School Uniform Manufacturers Are Often the Worst Culprits

My niece also has a similar problem when it comes to school shoes, and this must be one of the more concerning areas of stereotyping that I have yet to witness. Taking me on a recent trip for the new school year, my niece showed me where she gets her shoes from. Purchasing a basic, non-descript pair of black shoes, I asked her why she felt she had no choice other than to head to the boy’s shoe section as her first port of call. She then took me into the girl’s school section, and for a moment I felt as though we had just stepped back a decade or two.

The girls school shoe sections include predominately T-Bar shoes. Now, if you’ve never had to experience these shoes, let’s just say, you won’t be able to run, or get far in them without them slipping off. However, that wasn’t what caught my eye – rather the glitter and sparkles once again had seemingly made its way to the school shoe collections.
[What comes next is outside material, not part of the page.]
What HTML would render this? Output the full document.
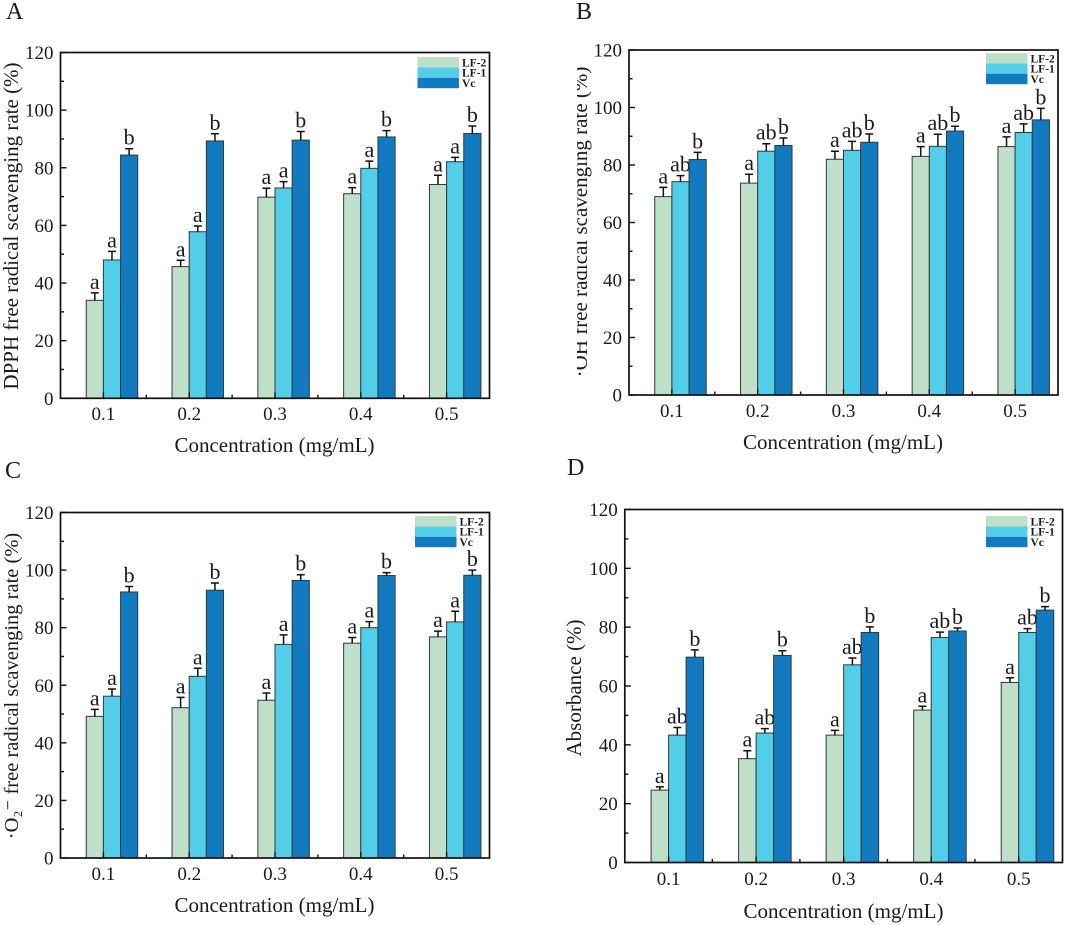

With a dash of sparkle on most shoes, it’s no wonder my niece bypassed this section – even I was feeling queasy with all the in your face shimmer and glamour!

Unfortunately, this stereotyping continues to extend to the school uniform itself, with girl’s school trousers containing dangly charms from the belt hooks, and shirts with slight frills in the neck designs. When will the fashion industry, and stores themselves, stand up and eliminate this downright outdated and disgusting assumption that all girls want pink and glitter in their clothes and shoes, whilst boys apparently want simplicity and no colour?